Since its founding in 1978, the bank has collected almost 6,000 brains. Every year it receives about 240 diseased brains but only 30 normal brains. The challenge is to encourage healthy people to consider brain donation, according to Francine Benes, a professor of neuroscience at Harvard Medical School in Boston and the bank's director.

"The problem is that families with members who have a brain disease are working with private foundations and already thinking about brain donation and research and so it is easier to reach out to them," says Benes. "But there is no foundation that advocates for a normal brain."

What's An Ideal Brain?

The ideal normal brain, according to Benes, comes from an individual without a history of head trauma, seizure, dementia, delirium, or drug or alcohol abuse.
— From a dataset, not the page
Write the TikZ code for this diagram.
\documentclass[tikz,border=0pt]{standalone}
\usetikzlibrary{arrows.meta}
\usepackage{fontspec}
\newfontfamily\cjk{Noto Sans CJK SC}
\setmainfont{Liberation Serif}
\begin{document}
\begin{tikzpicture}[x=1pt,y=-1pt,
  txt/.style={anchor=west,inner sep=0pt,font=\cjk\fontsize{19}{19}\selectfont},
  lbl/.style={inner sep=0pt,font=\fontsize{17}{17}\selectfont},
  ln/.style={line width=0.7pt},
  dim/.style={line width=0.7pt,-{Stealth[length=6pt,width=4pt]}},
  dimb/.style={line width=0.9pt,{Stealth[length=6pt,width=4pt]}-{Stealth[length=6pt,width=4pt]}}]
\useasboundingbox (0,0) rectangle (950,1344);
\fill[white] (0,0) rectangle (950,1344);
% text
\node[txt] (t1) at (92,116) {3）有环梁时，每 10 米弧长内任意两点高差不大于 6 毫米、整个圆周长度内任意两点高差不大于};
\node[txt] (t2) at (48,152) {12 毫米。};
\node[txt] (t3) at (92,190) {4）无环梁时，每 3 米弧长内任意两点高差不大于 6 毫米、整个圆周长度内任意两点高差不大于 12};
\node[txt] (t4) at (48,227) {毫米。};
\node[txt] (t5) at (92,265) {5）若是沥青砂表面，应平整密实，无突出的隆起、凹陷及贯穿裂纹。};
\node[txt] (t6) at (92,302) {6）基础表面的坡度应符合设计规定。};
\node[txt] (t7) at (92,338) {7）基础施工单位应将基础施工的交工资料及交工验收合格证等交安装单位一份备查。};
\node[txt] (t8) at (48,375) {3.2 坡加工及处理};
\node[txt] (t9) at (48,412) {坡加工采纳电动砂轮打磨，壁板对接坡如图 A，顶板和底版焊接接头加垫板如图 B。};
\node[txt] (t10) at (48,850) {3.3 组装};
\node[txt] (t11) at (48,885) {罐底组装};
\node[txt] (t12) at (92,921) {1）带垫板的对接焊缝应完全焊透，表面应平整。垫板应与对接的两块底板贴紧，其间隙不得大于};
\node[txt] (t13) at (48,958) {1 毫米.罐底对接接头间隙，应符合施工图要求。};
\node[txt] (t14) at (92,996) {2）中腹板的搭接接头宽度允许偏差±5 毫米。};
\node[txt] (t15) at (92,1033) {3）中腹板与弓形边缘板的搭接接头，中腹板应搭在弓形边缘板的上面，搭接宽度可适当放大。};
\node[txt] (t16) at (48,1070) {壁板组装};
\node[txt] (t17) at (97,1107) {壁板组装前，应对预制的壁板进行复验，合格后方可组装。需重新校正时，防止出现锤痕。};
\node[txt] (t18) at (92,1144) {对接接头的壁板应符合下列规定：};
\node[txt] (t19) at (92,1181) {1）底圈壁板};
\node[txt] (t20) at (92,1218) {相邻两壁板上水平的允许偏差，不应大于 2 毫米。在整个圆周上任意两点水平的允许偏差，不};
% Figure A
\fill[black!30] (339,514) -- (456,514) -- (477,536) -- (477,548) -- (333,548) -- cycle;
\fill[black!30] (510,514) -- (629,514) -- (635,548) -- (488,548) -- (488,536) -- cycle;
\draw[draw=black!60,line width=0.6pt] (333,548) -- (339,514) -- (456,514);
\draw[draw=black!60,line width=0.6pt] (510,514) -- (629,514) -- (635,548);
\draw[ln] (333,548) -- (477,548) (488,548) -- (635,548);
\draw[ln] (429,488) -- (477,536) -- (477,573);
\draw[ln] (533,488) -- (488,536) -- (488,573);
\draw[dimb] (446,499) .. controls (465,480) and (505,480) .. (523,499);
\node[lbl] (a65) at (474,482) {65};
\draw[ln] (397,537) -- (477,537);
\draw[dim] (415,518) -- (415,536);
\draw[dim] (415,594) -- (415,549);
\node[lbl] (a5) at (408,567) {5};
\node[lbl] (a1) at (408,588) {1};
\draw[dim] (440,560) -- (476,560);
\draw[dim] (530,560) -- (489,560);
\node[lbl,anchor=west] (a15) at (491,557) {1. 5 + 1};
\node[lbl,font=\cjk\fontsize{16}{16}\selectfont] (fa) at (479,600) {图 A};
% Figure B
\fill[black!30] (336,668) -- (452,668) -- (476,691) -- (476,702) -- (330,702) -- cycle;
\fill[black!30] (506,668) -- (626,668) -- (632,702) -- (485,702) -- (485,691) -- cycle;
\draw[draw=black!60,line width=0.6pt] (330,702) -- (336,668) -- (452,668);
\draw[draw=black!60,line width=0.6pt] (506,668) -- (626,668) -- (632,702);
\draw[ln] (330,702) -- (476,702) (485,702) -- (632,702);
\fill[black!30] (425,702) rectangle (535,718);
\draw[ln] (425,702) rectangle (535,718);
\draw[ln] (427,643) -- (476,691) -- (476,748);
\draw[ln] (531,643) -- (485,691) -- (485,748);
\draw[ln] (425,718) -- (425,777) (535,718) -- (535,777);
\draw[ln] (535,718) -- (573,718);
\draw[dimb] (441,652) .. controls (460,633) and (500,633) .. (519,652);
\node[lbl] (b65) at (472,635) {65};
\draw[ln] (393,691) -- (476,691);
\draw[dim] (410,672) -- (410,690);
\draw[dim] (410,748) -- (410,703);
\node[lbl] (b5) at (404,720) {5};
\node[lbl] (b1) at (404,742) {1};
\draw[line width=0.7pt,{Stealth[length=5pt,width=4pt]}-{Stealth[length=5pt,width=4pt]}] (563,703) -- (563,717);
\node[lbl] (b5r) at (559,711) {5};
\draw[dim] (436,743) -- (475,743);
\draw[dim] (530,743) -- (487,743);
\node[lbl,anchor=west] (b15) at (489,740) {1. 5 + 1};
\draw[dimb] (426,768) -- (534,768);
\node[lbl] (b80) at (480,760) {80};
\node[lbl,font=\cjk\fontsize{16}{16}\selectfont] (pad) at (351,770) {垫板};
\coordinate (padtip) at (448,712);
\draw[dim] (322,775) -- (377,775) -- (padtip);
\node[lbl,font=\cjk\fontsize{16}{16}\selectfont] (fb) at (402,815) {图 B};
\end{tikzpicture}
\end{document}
This normal tissue serves as a basis for comparison.

Brain tissue is essential to research. Techniques like functional Magnetic Resonance Imaging (fMRI) or Positron Emission Tomography (PET) scan the brains of living people, watching the brain at work. But fMRI and PET can't peer into nerve cells.

Understanding the chemistry of cells in diseased regions of the brain—what proteins are present, which genes are active—can help scientists determine what went wrong, and develop diagnostic tests and treatments.
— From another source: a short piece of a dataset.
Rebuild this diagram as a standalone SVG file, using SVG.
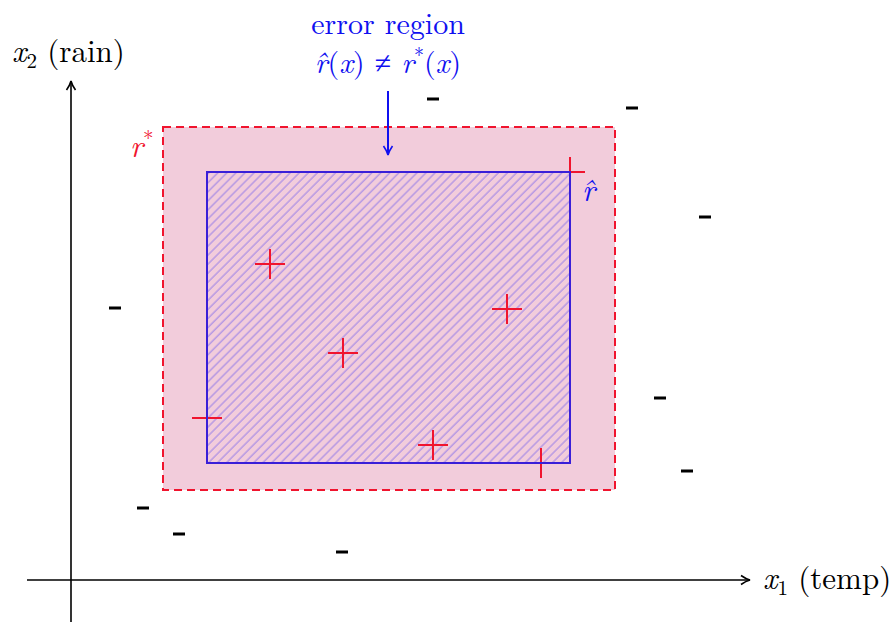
<svg xmlns="http://www.w3.org/2000/svg" width="896" height="623" viewBox="0 0 896 623">
<style>
.t{font-family:"Latin Modern Roman","Liberation Serif","DejaVu Serif",serif;font-size:31px}
.l{font-size:30px}
.i{font-style:italic}
.plus{stroke:#f0142e;stroke-width:2;fill:none}
.minus{stroke:#000;stroke-width:3}
.ax{stroke:#000;stroke-width:1.6;fill:none}
</style>
<defs>
<marker id="ahb" viewBox="0 0 12 12" refX="10" refY="6" markerWidth="12" markerHeight="12" markerUnits="userSpaceOnUse" orient="auto">
<path d="M1,1.5 Q6,5 10,6 Q6,7 1,10.5" fill="none" stroke="#1010f0" stroke-width="1.6"/>
</marker>
<marker id="ahk" viewBox="0 0 12 12" refX="10" refY="6" markerWidth="12" markerHeight="12" markerUnits="userSpaceOnUse" orient="auto">
<path d="M1,1.5 Q6,5 10,6 Q6,7 1,10.5" fill="none" stroke="#000" stroke-width="1.6"/>
</marker>
<pattern id="hatch" patternUnits="userSpaceOnUse" width="6.4" height="8" patternTransform="rotate(45)">
<line x1="1" y1="0" x2="1" y2="8" stroke="#a085e6" stroke-width="1.1"/>
</pattern>
</defs>
<g id="axes">
<line class="ax" x1="71" y1="622" x2="71" y2="81" marker-end="url(#ahk)"/>
<line class="ax" x1="27" y1="580" x2="750" y2="580" marker-end="url(#ahk)"/>
<text class="t" x="12" y="62"><tspan class="i">x</tspan><tspan font-size="21" dy="6">2</tspan><tspan dy="-6"> (rain)</tspan></text>
<text class="t" x="763" y="589"><tspan class="i">x</tspan><tspan font-size="21" dy="6">1</tspan><tspan dy="-6"> (temp)</tspan></text>
</g>
<g id="r-star">
<rect x="163" y="127" width="452" height="363" fill="#f2ccdb" stroke="#f0142e" stroke-width="2" stroke-dasharray="8,5"/>
<text class="t i" x="130" y="157" fill="#f0142e">r<tspan font-size="21" dy="-11" font-style="normal">*</tspan></text>
</g>
<g id="r-hat">
<rect x="207" y="172" width="363" height="291" fill="url(#hatch)"/>
</g>
<g id="points-plus">
<path class="plus" d="M255,264h30M270,249v30"/>
<path class="plus" d="M492,309h30M507,294v30"/>
<path class="plus" d="M328,353h30M343,338v30"/>
<path class="plus" d="M418,445h30M433,430v30"/>
<path class="plus" d="M192,418h30M207,403v30"/>
<path class="plus" d="M526,463h30M541,448v30"/>
<path class="plus" d="M555,172h30M570,157v30"/>
</g>
<g id="r-hat-border">
<rect x="207" y="172" width="363" height="291" fill="none" stroke="#3a1fd8" stroke-width="2"/>
<text class="t i" x="582" y="201" fill="#1010f0">r̂</text>
</g>
<g id="points-minus">
<path class="minus" d="M427,99h12M626,108h12M699,217h12M109,308h12M654,398h12M681,471h12M137,508h12M173,534h12M336,552h12"/>
</g>
<g id="label-error">
<text class="t l" x="388" y="34" text-anchor="middle" fill="#1010f0">error region</text>
<text class="t l" x="388" y="73" text-anchor="middle" fill="#1010f0"><tspan class="i">r̂</tspan>(<tspan class="i">x</tspan>) ≠ <tspan class="i">r</tspan><tspan font-size="20" dy="-11">*</tspan><tspan dy="11">(</tspan><tspan class="i">x</tspan>)</text>
</g>
<g id="connectors">
<line x1="388" y1="91" x2="388" y2="155" stroke="#1010f0" stroke-width="2" marker-end="url(#ahb)"/>
</g>
</svg>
To identify the chemical calling card of disease, scientists need a supply of fresh brains.

A donated brain must be received within 24 hours of death. Scientists divide the brain into its left and right hemispheres. One hemisphere is placed in a preservative for anatomical studies; the other is sliced in sections and frozen, a process that preserves all the chemicals, protein, and DNA for biochemical and genetic analysis.

At the brain bank, Benes and other scientists analyze brains to determine what she calls their "gene expression profiles."

These profiles analyze more than 30,000 genes, revealing which ones are turned on or off in specific regions of the brain, in particular disorders. Erratic gene activity can lead to disease.

In October the bank will launch a national databank for these profiles, with free access for scientists worldwide.

Making A Withdrawal At The Brain Bank

Research progress depends largely on "the availability of quality brains," says Lynn Selemon, an anatomist and research scientist specializing in brain structure in the neurobiology department at Yale University in New Haven.

Selemon, a specialist on schizophrenia and Huntington's disease, credits brains from the Harvard bank for helping her achieve a breakthrough in her research.

Imaging studies, she explains, had shown that the prefrontal cortex—the region of the brain above and behind the eyes—was slightly smaller in individuals who were schizophrenic.

Selemon examined tissue samples from schizophrenics, and discovered that their prefrontal cortex was smaller because the cells were packed more densely. She also deduced that much of the machinery that connects nerve cells was missing, thus hampering the cells' ability to communicate.

John Trojanowski also uses the brain bank. He directs both the Institute on Aging and the Alzheimer's Disease Center at the University of Pennsylvania School of Medicine in Philadelphia. By examining glial cells from brains from the bank, he and his colleagues identified the molecular defect in patients with Multiple System Atrophy, whose symptoms resemble Parkinson's disease. He found that the glial cells—which produce the fatty insulation on nerve cells—in MSA patients were filled with cellular garbage that prevented them from working.

"The brain bank, and any bank that contains biological samples, is a driver for research," Trojanowski says.